California Representative John Doolittle was ‘called out’ by the Wall Street Journal for his vote against the Republican Study Committee’s proposed alternative budget, which had it been adopted, would have called for a modest 5% cut in discretionary spending in Washington, D.C. I’m playing phone tag with Congressman Doolittle, and am also waiting to hear from Congressman Richard Pombo (who also voted no) before I pen my own piece on this. But I am amazed that any amount of ‘politics’ would have placed the conservative Doolittle (a founder of the RSC) and the equally conservative Pombo on the wrong side of this vote, upon which their credentials as budget-hawks will be judged. I was sorely disappointed.
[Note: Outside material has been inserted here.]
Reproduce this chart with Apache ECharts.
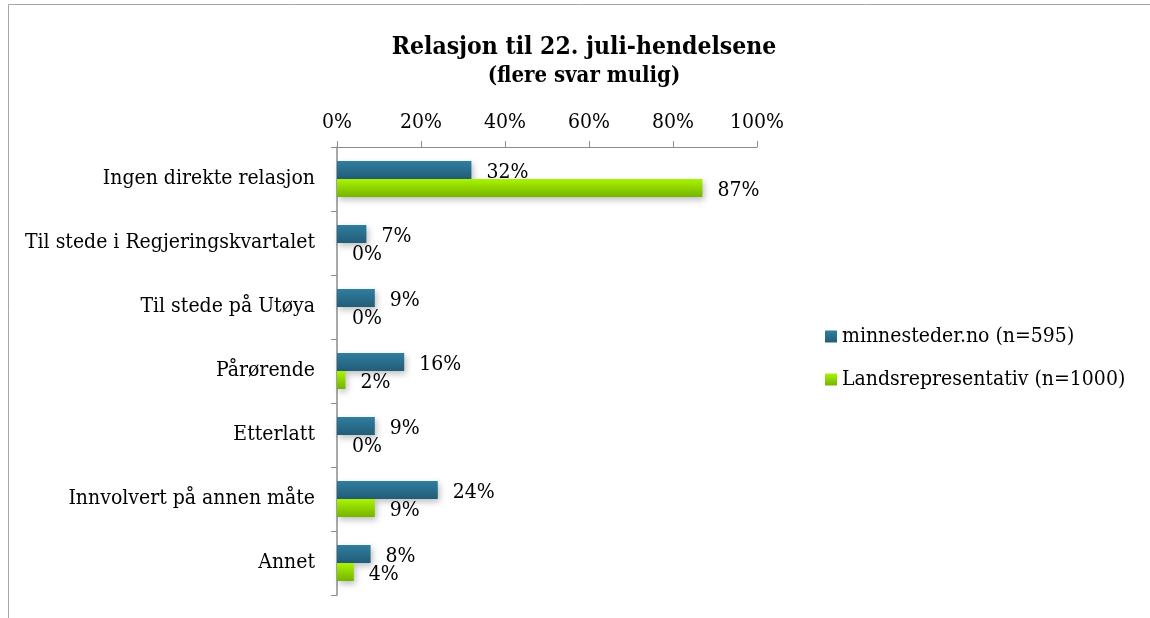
<!DOCTYPE html>
<html>
<head>
<meta charset="utf-8">
<script src="https://cdn.jsdelivr.net/npm/echarts@6/dist/echarts.min.js"></script>
<style>
  html, body { margin: 0; padding: 0; background: #fff; }
  #container { width: 1150px; height: 618px; }
</style>
</head>
<body>
<div id="container"></div>
<script>
var categories = ['Ingen direkte relasjon', 'Til stede i Regjeringskvartalet', 'Til stede på Utøya',
  'Pårørende', 'Etterlatt', 'Innvolvert på annen måte', 'Annet'];
var minnesteder = [32, 7, 9, 16, 9, 24, 8];
var landsrep = [87, 0, 0, 2, 0, 9, 4];
var seriesNames = ['minnesteder.no (n=595)', 'Landsrepresentativ (n=1000)'];

var FONT = '"DejaVu Serif Condensed", "DejaVu Serif", serif';

var dom = document.getElementById('container');
var myChart = echarts.init(dom);

function grad(top, bottom) {
  return new echarts.graphic.LinearGradient(0, 0, 0, 1, [
    { offset: 0, color: top },
    { offset: 1, color: bottom }
  ]);
}

var barLabel = {
  show: true,
  position: 'right',
  distance: 15,
  offset: [0, 3],
  formatter: '{c}%',
  fontFamily: FONT,
  fontSize: 21,
  color: '#000'
};

var option = {
  backgroundColor: '#fff',
  animation: false,
  title: {
    text: 'Relasjon til 22. juli-hendelsene',
    subtext: '(flere svar mulig)',
    left: 579,
    textAlign: 'center',
    top: 30,
    itemGap: 5,
    textStyle: { fontFamily: FONT, fontSize: 24.5, fontWeight: 'bold', color: '#000' },
    subtextStyle: { fontFamily: FONT, fontSize: 22, fontWeight: 'bold', color: '#000' }
  },
  legend: {
    orient: 'vertical',
    left: 820,
    top: 321,
    itemWidth: 12,
    itemHeight: 12,
    itemGap: 22,
    icon: 'rect',
    textStyle: { fontFamily: FONT, fontSize: 21, color: '#000' },
    data: seriesNames
  },
  grid: { left: 337, top: 147, right: 393, bottom: 23, containLabel: false },
  xAxis: {
    type: 'value',
    position: 'top',
    min: 0,
    max: 100,
    interval: 20,
    splitLine: { show: false },
    axisLine: { show: true, lineStyle: { color: '#8c8c8c' } },
    axisTick: { show: true, length: 6, lineStyle: { color: '#8c8c8c' } },
    axisLabel: { formatter: '{value}%', fontFamily: FONT, fontSize: 21, color: '#000', margin: 14 }
  },
  yAxis: {
    type: 'category',
    inverse: true,
    data: categories,
    axisLine: { show: true, lineStyle: { color: '#8c8c8c', width: 1.5 } },
    axisTick: { show: true, length: 6, lineStyle: { color: '#8c8c8c' } },
    axisLabel: { fontFamily: FONT, fontSize: 21, color: '#000', margin: 22 }
  },
  series: [
    {
      name: seriesNames[0],
      type: 'bar',
      data: minnesteder,
      barWidth: 18,
      barGap: '0%',
      itemStyle: {
        color: grad('#2f7f9f', '#235c78'),
        shadowColor: 'rgba(0,0,0,0.25)',
        shadowBlur: 6,
        shadowOffsetX: 2,
        shadowOffsetY: 3
      },
      label: barLabel
    },
    {
      name: seriesNames[1],
      type: 'bar',
      data: landsrep,
      barWidth: 18,
      barGap: '0%',
      itemStyle: {
        color: grad('#a8f500', '#76b300'),
        shadowColor: 'rgba(0,0,0,0.25)',
        shadowBlur: 6,
        shadowOffsetX: 2,
        shadowOffsetY: 3
      },
      label: barLabel
    }
  ],
  graphic: [
    {
      type: 'rect',
      shape: { x: 8.5, y: 4.5, width: 1200, height: 700 },
      style: { fill: 'none', stroke: '#a6a6a6', lineWidth: 1 },
      silent: true
    }
  ]
};

myChart.setOption(option);
</script>
</body>
</html>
This is from today’s WSJ Political Diary:
Fiscal Conservatives: AWOL, As Usual
Every time you think Republicans have turned a corner and are getting serious about the budget, they disappoint yet again. On Thursday, in a vote in the House on Capitol Hill, the pro-spending wing of the party squared off with the budget cutters, and the taxpayers took it on the chin. The appropriators won several billion dollars of extra spending for FY2007 above the Bush baseline.
What was more distressing was the rollcall vote on a pro-taxpayer alternative budget plan sponsored by budget hawks in the conservative Republican Study Committee. Put forward by Reps. Mike Pence and Jeb Henserling, that budget called for elimination of scores of worthless programs and balanced the budget in five years with no new taxes. Mr. Pence called his budget "Contract with America Renewed," because it contained most of the same program eliminations that Republicans had called for back in 1995 — that is to say, back when the GOP still made fiscal restraint a major party priority.
No one expected the tight-fisted budget to pass in this spendthrift environment, but the budget only mustered 94 votes. Mr. Henserling notes that there are more than 100 current Republicans in the House who voted for these cuts 10 years ago, but more than half voted against them this time around — even though the agencies are wasting more money now, and the cobwebs are bigger now, than a decade ago. The only good news is that House Majority Leader John Boehner voted for it, as did the whip Roy Blunt.
Two surprising "no" votes were John Doolittle of California, the founder of the RSC, and Tom DeLay, the former conservative majority leader who is retiring in the coming months. Mr. DeLay said he opposed the cuts to NASA, so his last budget vote in Congress will be a vote to keep the budget flabby and unbalanced. That’s not the legacy Mr. DeLay wants to leave after 20 years of leading the conservatives in the House.